Manuel Caldas de Almeida, vice-presidente da União das Misericórdias Portuguesas (UMP) escreveu um artigo de opinião na edição de outubro do jornal “Voz das Misericórdias” sobre os tempos que vivemos e como devemos preparar o futuro na resposta aos mais idosos.

Manuel Caldas de Almeida
Vice-presidente da União das Misericórdias Portuguesas

Esta será talvez uma das mais graves crises que as Misericórdias de Portugal atravessaram, tendo que continuar a cumprir a nossa missão em plena pandemia mundial, com necessidades acrescidas dos mais frágeis da sociedade e com quem ponha em causa a nossa ética, missão e importância na sociedade. Além disso, os crescentes custos impostos pelas medidas sanitárias vieram juntar-se a situações anteriores de difícil sustentabilidade institucional.

A afirmação do setor social e das Misericórdias como suporte dos mais frágeis e motor de desenvolvimento, emprego, viabilidade e equidade territorial pode ser posto em causa por alguns, mas é afirmada diariamente quer a nível local, quer pela afirmação de consistência, profissionalismo, ética e espírito de missão. Os resultados aos vários níveis durante estes terríveis últimos meses falam por nós.

Olhar para o futuro próximo e distante exige resiliência e manutenção da capacidade de exercer as nossas obras para além da simples sobrevivência financeira, num esforço individual, mas sempre bem articulado, quer a nível regional quer nacional.
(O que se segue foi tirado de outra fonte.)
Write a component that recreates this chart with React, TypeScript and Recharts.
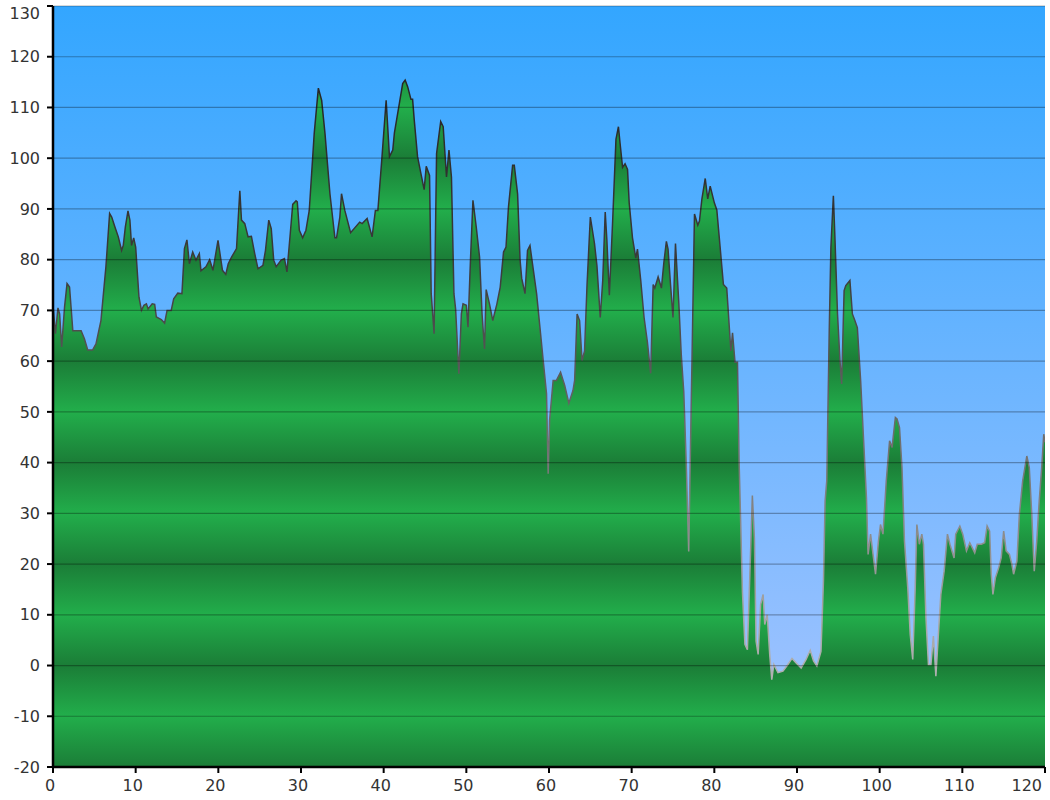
import React from 'react';
import { AreaChart, Area, XAxis, YAxis, CartesianGrid } from 'recharts';

const xValues = [
  0, 0.3, 0.6, 0.8, 1.05, 1.4, 1.7, 2.0, 2.4, 3.4, 3.8, 4.2, 4.8, 5.2, 5.8, 6.4, 6.85, 7.1, 7.5, 7.9,
  8.3, 8.5, 8.75, 9.07, 9.3, 9.5, 9.76, 10.0, 10.4, 10.7, 11.0, 11.3, 11.5, 12.0, 12.3, 12.5, 13.1, 13.5, 13.8, 14.3,
  14.6, 15.1, 15.6, 15.9, 16.2, 16.5, 16.9, 17.3, 17.7, 17.9, 18.5, 18.95, 19.35, 19.96, 20.5, 20.9, 21.2, 21.6, 22.2, 22.6,
  22.8, 23.2, 23.6, 24.0, 24.4, 24.8, 25.4, 25.7, 26.1, 26.4, 26.7, 27.0, 27.6, 28.0, 28.3, 28.7, 29.0, 29.4, 29.55, 29.8,
  30.2, 30.6, 31.0, 31.6, 32.1, 32.5, 32.9, 33.5, 34.1, 34.3, 34.7, 34.9, 35.3, 36.0, 37.1, 37.4, 38.0, 38.6, 39.0, 39.3,
  39.8, 40.3, 40.7, 41.1, 41.3, 41.9, 42.3, 42.6, 42.9, 43.3, 43.5, 43.7, 44.1, 44.5, 44.9, 45.15, 45.55, 45.75, 46.1, 46.4,
  46.9, 47.2, 47.6, 47.9, 48.2, 48.5, 48.7, 49.1, 49.4, 49.6, 50.0, 50.2, 50.5, 50.8, 51.2, 51.6, 51.9, 52.2, 52.4, 52.8,
  53.2, 53.7, 54.1, 54.5, 54.8, 55.1, 55.6, 55.8, 56.2, 56.5, 56.7, 57.1, 57.4, 57.7, 58.0, 58.5, 58.9, 59.3, 59.7, 59.9,
  60.07, 60.5, 60.9, 61.4, 61.9, 62.4, 62.9, 63.1, 63.4, 63.7, 64.0, 64.3, 64.6, 65.0, 65.5, 65.8, 66.2, 66.5, 66.8, 67.0,
  67.3, 67.7, 68.1, 68.4, 68.6, 68.9, 69.2, 69.5, 69.7, 70.1, 70.5, 70.7, 71.1, 71.5, 71.9, 72.3, 72.6, 72.8, 73.2, 73.6,
  73.9, 74.2, 74.4, 74.7, 75.0, 75.3, 75.7, 76.0, 76.3, 76.6, 76.9, 77.2, 77.6, 78.0, 78.2, 78.5, 78.9, 79.2, 79.5, 80.0,
  80.3, 80.6, 81.1, 81.5, 82.0, 82.2, 82.5, 82.8, 83.0, 83.4, 83.7, 84.0, 84.3, 84.6, 84.85, 85.05, 85.3, 85.6, 85.9, 86.1,
  86.4, 86.7, 86.95, 87.2, 87.7, 88.3, 88.9, 89.4, 89.9, 90.5, 91.1, 91.6, 92.0, 92.4, 92.9, 93.2, 93.4, 93.6, 93.9, 94.1,
  94.4, 94.6, 94.9, 95.2, 95.4, 95.7, 95.9, 96.4, 96.7, 97.0, 97.3, 97.7, 98.1, 98.4, 98.6, 98.9, 99.2, 99.5, 99.85, 100.1,
  100.4, 100.8, 101.2, 101.5, 101.9, 102.1, 102.4, 102.7, 103.0, 103.4, 103.7, 104.0, 104.3, 104.5, 104.8, 105.1, 105.3, 105.6, 105.9, 106.2,
  106.5, 106.8, 107.1, 107.4, 107.8, 108.2, 108.5, 109.0, 109.2, 109.7, 110.05, 110.5, 110.9, 111.3, 111.5, 111.8, 112.3, 112.7, 113.0, 113.3,
  113.5, 113.7, 114.0, 114.4, 114.7, 115.0, 115.3, 115.7, 116.0, 116.2, 116.6, 116.9, 117.3, 117.8, 118.1, 118.4, 118.7, 119.0, 119.3, 119.6,
  119.85, 120,
];

const yValues = [
  71, 65.4, 70.5, 69.3, 62.8, 70.7, 75.3, 74.6, 66, 66, 64.4, 62.2, 62.2, 63.4, 68, 78.6, 89.1, 88.4, 86.4, 84.5,
  81.8, 82.8, 86.4, 89.6, 87.8, 82.8, 84.3, 82.5, 72.6, 70, 71, 71.3, 70.3, 71.3, 71.2, 68.7, 68.2, 67.5, 70, 70,
  72.3, 73.4, 73.3, 82.2, 83.9, 79.2, 81.5, 79.9, 81.2, 77.8, 78.6, 80, 77.9, 83.8, 77.9, 77.1, 79.2, 80.5, 82.2, 93.6,
  87.8, 87.1, 84.5, 84.6, 81.2, 78.2, 78.9, 81.8, 87.8, 86.1, 79.9, 78.6, 79.9, 80.2, 77.6, 85.1, 90.9, 91.6, 91.4, 85.8,
  84.3, 85.8, 89.7, 104.9, 113.8, 111.4, 104.9, 93, 84.3, 84.3, 88.4, 93, 89.7, 85.3, 87.4, 87.1, 88.1, 84.5, 89.7, 89.7,
  100.3, 111.4, 100.3, 101.6, 105, 110.8, 114.7, 115.4, 114.1, 111.6, 111.6, 107.5, 100.3, 97, 93.8, 98.4, 96.6, 73.3, 65.4, 100.9,
  107.2, 106.2, 96.3, 101.6, 96.3, 73.3, 70.3, 57.5, 69.3, 71.3, 71, 66.7, 79.9, 91.7, 86.4, 80.5, 69.3, 62.4, 74.1, 71.3,
  68, 71.3, 74.6, 81.5, 82.5, 90.4, 98.6, 98.6, 93, 79.9, 76.3, 73.3, 81.8, 82.8, 79.2, 73.3, 66.7, 60.1, 53.6, 37.8,
  48.3, 56.2, 56.2, 57.8, 55.2, 51.7, 54.2, 56.2, 69.3, 68, 60.1, 62, 75, 88.4, 83.2, 78.8, 68.6, 75.9, 89.4, 83.9,
  73, 87.6, 103.7, 106.2, 102.9, 98.2, 98.9, 97.8, 91.2, 84.3, 80.3, 82.1, 75.9, 68.6, 63.8, 57.6, 75.1, 74.4, 76.6, 74.4,
  79.5, 83.6, 82.1, 75.1, 68.6, 83.2, 71.5, 61.3, 54, 40, 22.5, 51, 89, 86.8, 87.6, 92, 96, 92, 94.5, 91.2,
  89.8, 84.3, 75.1, 74.4, 62, 65.6, 59.8, 59.8, 40, 14.5, 4.2, 3.1, 18.1, 33.5, 25, 4.8, 2.2, 12, 14, 8.1,
  10, 2.2, -2.8, 0.2, -1.4, -1.1, 0.2, 1.4, 0.5, -0.5, 1.2, 3, 0.9, -0.1, 2.8, 16.6, 32.4, 36.4, 66, 82.4,
  92.6, 83.8, 69.3, 60.1, 55.5, 73.9, 74.9, 75.9, 69.3, 68, 66.6, 56.1, 43, 33.1, 21.9, 25.9, 21.9, 18, 24.5, 27.8,
  25.9, 36.4, 44.3, 43, 48.9, 48.6, 46.9, 39, 24.5, 15.3, 6.1, 1.2, 15.3, 27.8, 23.9, 25.9, 23.9, 9.4, 0.2, 0.2,
  5.8, -2.1, 6.1, 14, 18.6, 25.9, 23.9, 21.2, 25.9, 27.5, 25.9, 22.6, 24.2, 22.9, 22.2, 23.9, 23.9, 24.2, 27.5, 26.5,
  18, 14, 17.3, 19.3, 21.2, 26.5, 22.6, 21.9, 19.9, 18, 20.6, 29.8, 36.4, 41.3, 39, 29.8, 18.6, 24.5, 32.4, 39,
  45.6, 44,
];

const xTicks = [0, 10, 20, 30, 40, 50, 60, 70, 80, 90, 100, 110, 120];
const yTicks = [-20, -10, 0, 10, 20, 30, 40, 50, 60, 70, 80, 90, 100, 110, 120, 130];

const data = xValues.map((x, i) => ({ x, v: yValues[i] }));

const W = 1050;
const H = 800;
const PLOT_TOP = 6;
const PLOT_BOTTOM = 767;
const Y_MIN = -20;
const Y_MAX = 130;

const FONT = '"DejaVu Sans", Verdana, sans-serif';

function YTick(props: any) {
  const { x, y, payload } = props;
  const yy = Math.max(y, 13);
  return (
    <text x={x} y={yy} dy="0.355em" textAnchor="end" fontFamily={FONT} fontSize={16} fill="#333">
      {payload.value}
    </text>
  );
}

function XTick(props: any) {
  const { x, y, payload } = props;
  const atEnd = x + 18 > W;
  return (
    <text
      x={atEnd ? W - 8 : x - 3}
      y={y}
      dy="0.71em"
      textAnchor={atEnd ? 'end' : 'middle'}
      fontFamily={FONT}
      fontSize={16}
      fill="#333"
    >
      {payload.value}
    </text>
  );
}

export default function App() {
  const bandStops = [...yTicks]
    .reverse()
    .map((t) => ({
      offset: (Y_MAX - t) / (Y_MAX - Y_MIN),
      color: t % 20 === 0 ? '#1b7d37' : '#22ae4b',
    }));
  return (
    <div style={{ width: W, height: H }}>
      <style>{'body{margin:0}'}</style>
      <AreaChart width={W} height={H} data={data} margin={{ top: PLOT_TOP, right: 5, bottom: 0, left: 0 }}>
        <defs>
          <linearGradient id="bgGrad" x1="0" y1="0" x2="0" y2="1">
            <stop offset="0%" stopColor="#33a6ff" />
            <stop offset="100%" stopColor="#a8c5ff" />
          </linearGradient>
          <linearGradient id="greenBands" gradientUnits="userSpaceOnUse" x1="0" y1={PLOT_TOP} x2="0" y2={PLOT_BOTTOM}>
            {bandStops.map((s, i) => (
              <stop key={i} offset={s.offset} stopColor={s.color} />
            ))}
          </linearGradient>
          <linearGradient id="strokeGrad" gradientUnits="userSpaceOnUse" x1="0" y1={PLOT_TOP} x2="0" y2={PLOT_BOTTOM}>
            <stop offset="0" stopColor="#1e1e1e" />
            <stop offset="0.35" stopColor="#3c3c3c" />
            <stop offset="0.55" stopColor="#6a6a6a" />
            <stop offset="0.8" stopColor="#a5a5a5" />
            <stop offset="1" stopColor="#c0c0c0" />
          </linearGradient>
        </defs>
        <CartesianGrid horizontal={false} vertical={false} fill="url(#bgGrad)" stroke="none" zIndex={-200} />
        <XAxis
          dataKey="x"
          type="number"
          domain={[0, 120]}
          ticks={xTicks}
          interval={0}
          height={33}
          tickSize={6}
          tickMargin={7}
          tick={<XTick />}
          axisLine={{ stroke: '#000', strokeWidth: 2.5 }}
          tickLine={{ stroke: '#000', strokeWidth: 2 }}
          allowDataOverflow
        />
        <YAxis
          type="number"
          domain={[Y_MIN, Y_MAX]}
          ticks={yTicks}
          interval={0}
          width={53}
          tickSize={6}
          tickMargin={7}
          tick={<YTick />}
          axisLine={{ stroke: '#000', strokeWidth: 2.5 }}
          tickLine={{ stroke: '#000', strokeWidth: 2 }}
          allowDataOverflow
        />
        <Area
          type="linear"
          dataKey="v"
          baseValue={Y_MIN}
          fill="url(#greenBands)"
          fillOpacity={1}
          stroke="url(#strokeGrad)"
          strokeWidth={1.5}
          isAnimationActive={false}
          dot={false}
          activeDot={false}
        />
        <CartesianGrid vertical={false} stroke="#000" strokeOpacity={0.3} strokeWidth={1.2} zIndex={150} />
      </AreaChart>
    </div>
  );
}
Também as entidades oficiais, governos, sociedade civil e cidadãos portugueses saberão que este valioso património que são as Misericórdias merece e necessita da participação e do suporte que manteve a sua importância nacional, aliada à capacidade de resposta local, e que a sua missão e desempenho merecem.

Exige-se uma comparticipação rigorosa, mas realista nas várias valências e atividades, considerando com honestidade os acréscimos de custos multifatoriais dos últimos três anos e principalmente desde março de 2020.

Simultaneamente a esta evidência da problemática da sustentabilidade, a pandemia veio tornar claro que as respostas às pessoas mais velhas estão afastadas da realidade no que respeita à legislação e enquadramento.

É evidente para quem trabalha nesta área que as pessoas mais velhas querem hoje (felizmente) manter a qualidade de vida de que usufruíram ao longo do seu percurso e esta exigência ultrapassa agora largamente o suporte hoteleiro e de atividades básicas de vida.

A entrada na terceira idade da geração que na adolescência e enquanto adultos jovens tanto questionaram o “status quo” é obviamente momento de novas necessidades expressas. Aliado a isto temos o fator longevidade com crescente número de pessoas com muitos anos e com dependências físicas e funcionais, fragilidades geriátricas e demências.

A pandemia veio assim evidenciar a necessidade urgente de rever toda a definição e prática de lar, centro de dia e apoio domiciliário.

A UMP iniciou este processo pelo serviço de apoio domiciliário (SAD), obviamente cada vez mais o pilar de suporte aos mais idosos. Depois de uma apresentação oficial pública, obrigatoriamente com as restrições do momento que vivemos, seguiram-se dois webinares com ampla participação e esperamos agora comentários e participação ativa para que este seja um projeto das Misericórdias e não apenas da UMP.

Temos agora em preparação o projeto Lar do Futuro e Centro de Dia.

Pretende-se, mais do que a necessária adaptação as realidades atuais e futuras, desenvolver uma proposta de trabalho centrada nas necessidades individuais em cada fase da vida e do envelhecimento, numa lógica de continuidade e não de resposta fixa e permanente com um plano partilhado e sequencial.

As crises devem ultrapassar-se com crescimento e evolução individual e institucional. Soluções de sustentabilidade e de adaptação são um trabalho conjunto e têm de ser sentidos por cada Misericórdia como suas.